1. ## Complex Numbers

If $z = cis\theta$, where $\theta < \frac{\pi}{4}$ show that:

$\frac{1-z^2}{z+1} = 2\sin(\frac{\theta}{2})cis(\pi-\frac{3\theta}{2})$

Any help would be much appreciated as all my attempts at solving this haven't gone too well.

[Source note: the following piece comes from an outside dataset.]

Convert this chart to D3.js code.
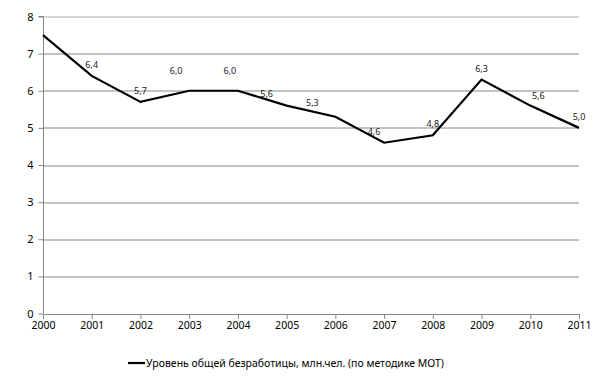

2. Originally Posted by DekuTrombonist
If $z = cis\theta$, where $\theta < \frac{\pi}{4}$ show that:

$\frac{1-z^2}{z+1} = 2\sin(\frac{\theta}{2})cis(\pi-\frac{3\theta}{2})$

Any help would be much appreciated as all my attempts at solving this haven't gone too well.
Either the answer is wrong or I'm wrong. You decide which:

$\frac{1-z^2}{1+z} = \frac{(1+z)(1-z)}{1+z} = 1-z = 1-\cos\theta - i\sin\theta$.

Next, $1-\cos\theta = 2\sin^2\tfrac\theta2$ and $\sin\theta = 2\sin\tfrac\theta2\cos\tfrac\theta2$. Also, $-i = \text{cis}\bigl(-\tfrac\pi2\bigr)$. Putting those things together, I get

\begin{aligned}1-z &= 2\sin\tfrac\theta2\bigl(\sin\tfrac\theta2 - i\cos\tfrac\theta2\bigr) \\ &= 2\sin\tfrac\theta2(-i)\bigl(\cos\tfrac\theta2 + i\sin\tfrac\theta2\bigr) \\ &= 2\sin\tfrac\theta2\text{cis}\bigl(-\tfrac\pi2\bigr)\text{cis}\,\tfrac\theta2 \\ &= 2\sin\tfrac\theta2\text{cis}\bigl(\tfrac\theta2-\tfrac\pi2\bigr)\end{aligned}.

3. Thanks for your help on this one. Obviosuly the answer in the question is wrong which probably explains why I couldn't do it.